I locked myself inside my study and turned on the fan.  It whirred its way into the day.  No more activity for me.
‘You can’t stop,’ my daughter said. ‘I need your
help.  Besides, mothers don’t get
sick.  Mothers stay well.’  She stomped out of the room.
   
My mother plans to live till she’s one hundred. 
‘That’s six more years,’ I told her on my last visit.  ‘That’s a long time.’
‘But it’s something special to live to one hundred.  There’s no big deal in being
ninety-five. And time goes so fast these days.’  My mother wiped her nose on a tissue and threw it into
the  wastepaper basket by her
chair.  My mother goes through
tissues like they are breaths of air. 
‘I don’t do a thing these days,’ she went on, ‘but that’s okay.  I should be allowed to go slow.  I’m ninety four.  I deserve a rest.’

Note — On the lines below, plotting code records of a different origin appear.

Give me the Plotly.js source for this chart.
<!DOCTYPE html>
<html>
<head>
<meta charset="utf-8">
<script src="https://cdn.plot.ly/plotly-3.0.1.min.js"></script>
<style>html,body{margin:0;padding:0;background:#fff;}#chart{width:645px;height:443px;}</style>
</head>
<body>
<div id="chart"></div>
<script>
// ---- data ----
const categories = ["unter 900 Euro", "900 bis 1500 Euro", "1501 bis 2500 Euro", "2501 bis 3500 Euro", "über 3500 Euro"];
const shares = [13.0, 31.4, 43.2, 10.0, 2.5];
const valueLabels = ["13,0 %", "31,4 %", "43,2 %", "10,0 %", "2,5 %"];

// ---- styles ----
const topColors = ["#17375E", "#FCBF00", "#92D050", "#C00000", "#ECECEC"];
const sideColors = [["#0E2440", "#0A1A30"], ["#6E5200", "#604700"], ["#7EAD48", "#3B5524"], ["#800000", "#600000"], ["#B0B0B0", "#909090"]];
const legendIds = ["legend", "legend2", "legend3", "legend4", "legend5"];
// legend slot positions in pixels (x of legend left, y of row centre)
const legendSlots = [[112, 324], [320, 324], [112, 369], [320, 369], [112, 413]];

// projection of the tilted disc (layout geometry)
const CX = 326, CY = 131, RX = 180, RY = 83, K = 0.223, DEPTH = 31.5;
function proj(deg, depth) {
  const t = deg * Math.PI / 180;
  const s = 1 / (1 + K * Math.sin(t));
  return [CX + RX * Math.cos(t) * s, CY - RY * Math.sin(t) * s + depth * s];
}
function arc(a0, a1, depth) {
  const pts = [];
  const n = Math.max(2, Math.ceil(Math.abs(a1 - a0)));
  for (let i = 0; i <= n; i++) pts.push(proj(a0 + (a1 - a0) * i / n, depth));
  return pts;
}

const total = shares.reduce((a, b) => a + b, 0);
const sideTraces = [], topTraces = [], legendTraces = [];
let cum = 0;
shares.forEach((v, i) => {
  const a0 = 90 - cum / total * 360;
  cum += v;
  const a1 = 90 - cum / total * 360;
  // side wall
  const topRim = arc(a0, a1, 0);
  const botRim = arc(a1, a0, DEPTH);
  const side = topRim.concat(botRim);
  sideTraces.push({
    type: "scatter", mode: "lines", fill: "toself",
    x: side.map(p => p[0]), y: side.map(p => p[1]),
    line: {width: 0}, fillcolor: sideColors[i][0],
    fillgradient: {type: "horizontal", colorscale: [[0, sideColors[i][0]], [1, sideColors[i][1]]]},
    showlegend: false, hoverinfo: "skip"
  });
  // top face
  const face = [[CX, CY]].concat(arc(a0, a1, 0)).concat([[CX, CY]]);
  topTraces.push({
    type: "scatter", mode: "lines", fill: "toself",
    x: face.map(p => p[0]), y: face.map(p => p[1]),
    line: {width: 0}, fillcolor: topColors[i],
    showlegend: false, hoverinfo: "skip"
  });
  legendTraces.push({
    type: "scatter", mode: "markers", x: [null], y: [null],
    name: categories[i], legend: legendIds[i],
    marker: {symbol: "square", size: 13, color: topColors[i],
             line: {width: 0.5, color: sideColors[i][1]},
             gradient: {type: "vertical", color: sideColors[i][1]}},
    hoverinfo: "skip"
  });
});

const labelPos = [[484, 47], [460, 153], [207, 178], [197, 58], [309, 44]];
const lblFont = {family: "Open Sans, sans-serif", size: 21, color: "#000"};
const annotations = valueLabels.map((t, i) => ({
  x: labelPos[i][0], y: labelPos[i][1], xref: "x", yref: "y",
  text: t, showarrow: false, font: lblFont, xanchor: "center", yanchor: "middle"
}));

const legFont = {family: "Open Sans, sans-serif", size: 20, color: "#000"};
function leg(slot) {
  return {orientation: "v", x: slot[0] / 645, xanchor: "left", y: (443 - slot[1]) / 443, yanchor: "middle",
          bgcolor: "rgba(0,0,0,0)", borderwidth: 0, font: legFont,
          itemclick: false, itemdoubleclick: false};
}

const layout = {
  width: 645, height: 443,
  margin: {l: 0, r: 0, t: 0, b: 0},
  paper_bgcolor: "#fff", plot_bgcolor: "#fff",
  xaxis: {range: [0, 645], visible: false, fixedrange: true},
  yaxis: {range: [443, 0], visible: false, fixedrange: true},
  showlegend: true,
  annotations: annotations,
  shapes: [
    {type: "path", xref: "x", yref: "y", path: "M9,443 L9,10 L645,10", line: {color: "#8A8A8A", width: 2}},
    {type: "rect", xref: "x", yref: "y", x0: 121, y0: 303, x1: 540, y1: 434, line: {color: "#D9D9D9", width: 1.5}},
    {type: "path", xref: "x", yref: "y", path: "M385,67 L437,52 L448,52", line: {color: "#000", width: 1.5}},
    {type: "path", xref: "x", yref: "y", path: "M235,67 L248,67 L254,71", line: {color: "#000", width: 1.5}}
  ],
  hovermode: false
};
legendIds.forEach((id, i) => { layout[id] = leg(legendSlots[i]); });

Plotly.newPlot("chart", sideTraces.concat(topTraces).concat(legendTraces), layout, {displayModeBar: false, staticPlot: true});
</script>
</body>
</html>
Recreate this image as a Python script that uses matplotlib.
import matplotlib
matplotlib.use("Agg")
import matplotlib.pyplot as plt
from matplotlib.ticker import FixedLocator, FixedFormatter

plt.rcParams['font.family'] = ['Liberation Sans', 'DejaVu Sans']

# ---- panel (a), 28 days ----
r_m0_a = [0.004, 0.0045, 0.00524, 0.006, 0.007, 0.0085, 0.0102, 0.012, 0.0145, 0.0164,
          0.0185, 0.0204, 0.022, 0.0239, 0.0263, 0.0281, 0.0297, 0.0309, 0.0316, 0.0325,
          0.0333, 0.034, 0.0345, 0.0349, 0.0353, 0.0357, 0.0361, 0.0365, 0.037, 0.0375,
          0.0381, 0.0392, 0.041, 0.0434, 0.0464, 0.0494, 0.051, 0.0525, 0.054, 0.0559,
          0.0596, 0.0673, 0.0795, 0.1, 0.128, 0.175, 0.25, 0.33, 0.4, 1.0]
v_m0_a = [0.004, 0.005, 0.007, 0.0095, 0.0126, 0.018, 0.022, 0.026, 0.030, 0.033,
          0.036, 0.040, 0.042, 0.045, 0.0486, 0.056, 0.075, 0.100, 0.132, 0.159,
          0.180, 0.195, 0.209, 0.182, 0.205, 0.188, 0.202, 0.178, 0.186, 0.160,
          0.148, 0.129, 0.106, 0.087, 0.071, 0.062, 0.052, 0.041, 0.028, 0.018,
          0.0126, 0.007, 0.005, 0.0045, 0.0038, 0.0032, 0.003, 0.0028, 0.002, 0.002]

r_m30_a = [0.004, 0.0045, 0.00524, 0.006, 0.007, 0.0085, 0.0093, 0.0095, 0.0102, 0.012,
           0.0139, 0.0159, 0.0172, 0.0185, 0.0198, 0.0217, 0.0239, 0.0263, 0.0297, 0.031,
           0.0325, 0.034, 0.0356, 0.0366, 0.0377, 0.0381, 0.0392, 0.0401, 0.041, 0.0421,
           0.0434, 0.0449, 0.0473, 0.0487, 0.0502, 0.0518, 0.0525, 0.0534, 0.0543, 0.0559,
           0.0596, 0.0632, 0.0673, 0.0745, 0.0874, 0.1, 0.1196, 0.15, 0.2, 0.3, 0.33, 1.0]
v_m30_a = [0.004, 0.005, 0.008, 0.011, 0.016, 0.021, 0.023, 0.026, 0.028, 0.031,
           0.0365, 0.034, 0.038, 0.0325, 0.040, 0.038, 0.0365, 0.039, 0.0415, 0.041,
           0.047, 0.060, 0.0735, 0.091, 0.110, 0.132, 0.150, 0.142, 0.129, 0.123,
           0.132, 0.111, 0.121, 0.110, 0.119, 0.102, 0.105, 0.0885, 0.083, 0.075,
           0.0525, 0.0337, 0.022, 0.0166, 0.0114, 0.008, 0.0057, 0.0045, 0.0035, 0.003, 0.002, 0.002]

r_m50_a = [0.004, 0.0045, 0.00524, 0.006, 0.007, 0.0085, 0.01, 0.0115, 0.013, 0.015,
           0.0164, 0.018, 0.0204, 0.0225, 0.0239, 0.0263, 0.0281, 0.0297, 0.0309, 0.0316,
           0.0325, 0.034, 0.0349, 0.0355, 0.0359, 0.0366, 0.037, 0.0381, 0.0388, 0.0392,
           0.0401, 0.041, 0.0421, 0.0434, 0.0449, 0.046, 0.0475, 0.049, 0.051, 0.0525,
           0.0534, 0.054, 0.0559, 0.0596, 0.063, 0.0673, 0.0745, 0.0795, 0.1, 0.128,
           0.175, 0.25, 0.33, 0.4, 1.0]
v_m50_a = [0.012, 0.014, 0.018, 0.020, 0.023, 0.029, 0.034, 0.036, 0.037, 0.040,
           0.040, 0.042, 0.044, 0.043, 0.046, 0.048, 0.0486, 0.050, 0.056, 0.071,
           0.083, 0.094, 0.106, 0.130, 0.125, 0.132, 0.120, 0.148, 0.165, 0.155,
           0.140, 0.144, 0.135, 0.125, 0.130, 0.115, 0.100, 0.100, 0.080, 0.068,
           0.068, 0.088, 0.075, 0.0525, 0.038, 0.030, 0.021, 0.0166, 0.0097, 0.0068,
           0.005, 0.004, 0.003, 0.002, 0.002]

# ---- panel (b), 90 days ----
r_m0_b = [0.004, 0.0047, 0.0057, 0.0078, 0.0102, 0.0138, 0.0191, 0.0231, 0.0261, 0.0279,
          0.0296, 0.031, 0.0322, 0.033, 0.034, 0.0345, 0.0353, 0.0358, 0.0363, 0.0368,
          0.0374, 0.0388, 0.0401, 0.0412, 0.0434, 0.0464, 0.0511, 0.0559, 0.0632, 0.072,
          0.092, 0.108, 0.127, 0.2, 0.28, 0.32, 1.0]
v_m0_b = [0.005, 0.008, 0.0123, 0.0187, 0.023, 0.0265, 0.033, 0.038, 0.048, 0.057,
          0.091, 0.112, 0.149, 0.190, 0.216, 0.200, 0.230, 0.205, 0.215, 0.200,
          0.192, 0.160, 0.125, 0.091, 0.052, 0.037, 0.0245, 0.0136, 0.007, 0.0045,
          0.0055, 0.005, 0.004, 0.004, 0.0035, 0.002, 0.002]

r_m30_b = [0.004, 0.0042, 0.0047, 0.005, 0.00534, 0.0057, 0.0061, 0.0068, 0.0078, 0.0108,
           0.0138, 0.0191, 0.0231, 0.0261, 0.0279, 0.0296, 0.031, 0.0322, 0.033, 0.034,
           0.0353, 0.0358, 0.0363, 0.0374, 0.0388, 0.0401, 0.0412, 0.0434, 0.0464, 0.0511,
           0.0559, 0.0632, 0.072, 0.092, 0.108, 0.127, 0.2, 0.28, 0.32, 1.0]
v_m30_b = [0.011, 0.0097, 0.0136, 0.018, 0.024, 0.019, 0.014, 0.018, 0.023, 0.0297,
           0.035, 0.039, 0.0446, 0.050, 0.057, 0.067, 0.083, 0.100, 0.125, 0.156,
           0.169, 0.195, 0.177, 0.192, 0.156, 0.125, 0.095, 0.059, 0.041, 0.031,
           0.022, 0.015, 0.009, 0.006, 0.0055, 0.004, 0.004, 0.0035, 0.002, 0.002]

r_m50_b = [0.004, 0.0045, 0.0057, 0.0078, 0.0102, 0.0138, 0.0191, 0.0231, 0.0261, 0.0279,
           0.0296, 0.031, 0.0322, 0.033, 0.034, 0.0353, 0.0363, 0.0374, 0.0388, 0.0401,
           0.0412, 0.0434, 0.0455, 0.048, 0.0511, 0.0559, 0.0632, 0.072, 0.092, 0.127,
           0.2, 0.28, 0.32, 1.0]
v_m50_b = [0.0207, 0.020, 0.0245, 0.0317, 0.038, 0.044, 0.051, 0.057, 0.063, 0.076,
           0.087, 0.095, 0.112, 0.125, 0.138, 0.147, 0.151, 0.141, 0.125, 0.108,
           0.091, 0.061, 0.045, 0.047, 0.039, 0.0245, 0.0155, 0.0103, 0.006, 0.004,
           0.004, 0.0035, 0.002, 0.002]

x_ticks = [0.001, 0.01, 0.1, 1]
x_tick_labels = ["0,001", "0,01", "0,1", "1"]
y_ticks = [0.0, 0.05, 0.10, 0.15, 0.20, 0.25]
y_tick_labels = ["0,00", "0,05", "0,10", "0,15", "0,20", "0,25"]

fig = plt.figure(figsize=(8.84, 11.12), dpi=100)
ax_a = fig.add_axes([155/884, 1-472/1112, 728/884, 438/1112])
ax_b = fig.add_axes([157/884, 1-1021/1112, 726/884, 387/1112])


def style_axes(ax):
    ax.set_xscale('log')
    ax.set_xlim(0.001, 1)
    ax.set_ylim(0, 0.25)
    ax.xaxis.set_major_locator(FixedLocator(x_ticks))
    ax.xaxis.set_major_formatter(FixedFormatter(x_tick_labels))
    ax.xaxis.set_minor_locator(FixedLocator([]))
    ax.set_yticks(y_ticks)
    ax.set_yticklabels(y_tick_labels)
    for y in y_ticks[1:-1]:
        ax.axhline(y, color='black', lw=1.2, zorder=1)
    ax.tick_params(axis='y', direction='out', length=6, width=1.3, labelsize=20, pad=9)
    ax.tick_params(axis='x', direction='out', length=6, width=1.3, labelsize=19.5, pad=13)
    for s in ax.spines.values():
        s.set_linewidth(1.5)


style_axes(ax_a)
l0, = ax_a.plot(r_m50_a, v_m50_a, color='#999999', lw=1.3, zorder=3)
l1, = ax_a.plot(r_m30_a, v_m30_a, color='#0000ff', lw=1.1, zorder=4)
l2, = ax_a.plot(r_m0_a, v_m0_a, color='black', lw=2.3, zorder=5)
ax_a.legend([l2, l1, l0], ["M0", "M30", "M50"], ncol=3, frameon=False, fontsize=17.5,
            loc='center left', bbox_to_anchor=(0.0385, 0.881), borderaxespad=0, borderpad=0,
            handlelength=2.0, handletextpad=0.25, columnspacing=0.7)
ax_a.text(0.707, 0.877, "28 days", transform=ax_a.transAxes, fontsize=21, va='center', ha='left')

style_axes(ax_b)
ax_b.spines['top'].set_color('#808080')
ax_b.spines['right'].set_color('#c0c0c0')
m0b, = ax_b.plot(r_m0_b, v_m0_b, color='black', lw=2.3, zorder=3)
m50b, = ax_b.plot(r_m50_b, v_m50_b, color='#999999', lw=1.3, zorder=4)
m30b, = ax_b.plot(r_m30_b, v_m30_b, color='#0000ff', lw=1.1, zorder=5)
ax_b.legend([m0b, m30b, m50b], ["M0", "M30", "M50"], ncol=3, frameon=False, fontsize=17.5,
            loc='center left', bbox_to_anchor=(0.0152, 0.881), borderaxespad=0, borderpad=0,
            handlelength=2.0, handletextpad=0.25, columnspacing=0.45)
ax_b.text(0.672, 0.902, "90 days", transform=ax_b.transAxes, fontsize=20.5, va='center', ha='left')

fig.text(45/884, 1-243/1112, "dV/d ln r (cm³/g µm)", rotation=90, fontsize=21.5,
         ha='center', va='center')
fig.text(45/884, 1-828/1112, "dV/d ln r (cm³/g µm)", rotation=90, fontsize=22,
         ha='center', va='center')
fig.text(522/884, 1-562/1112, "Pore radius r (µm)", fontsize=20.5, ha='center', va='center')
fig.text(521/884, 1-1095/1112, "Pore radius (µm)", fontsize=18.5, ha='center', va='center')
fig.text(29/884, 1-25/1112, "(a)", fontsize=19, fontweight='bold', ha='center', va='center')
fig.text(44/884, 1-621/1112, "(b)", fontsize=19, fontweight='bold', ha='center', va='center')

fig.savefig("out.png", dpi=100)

I do not repeat the mantra, ‘if you don’t use it, you lose
it’.  Why not stop still in her
chair and do nothing?
Why not sit each day surrounded by books, the trashy Mills
and Boon type of novels my mother reads, all are readily available from the
library in her retirement village; all she can read these days for the large
print? 
My mother reads these books the way she eats
chocolate.  I never bother to ask
her what each book is about.  I
suspect she could not tell me.  She
reads books like people read the trashy magazines in doctors’ surgeries –  eye candy, fodder for the mind. 
‘Why should I worry? 
My mother asks me yet again. 
A rhetorical question.  
She does not expect an answer and I’m not inclined to offer one. 
‘Why should I worry about my children?  There’s nothing I can do about
them.  They have their lives.  They make their own decisions.  I have nothing to worry about.’
When I sit with my mother as I do at least once a week and
she tells me yet again how much she fails to worry, does she see the skepticism
in my eyes?
Probably not. 
She refuses to wear her glasses, except to read.  Glasses do not suit her sense of the
fashionable.  Glasses make her look
old.  And so she can barely
see.  She will not see.
 
Those three wise monkeys come to mind.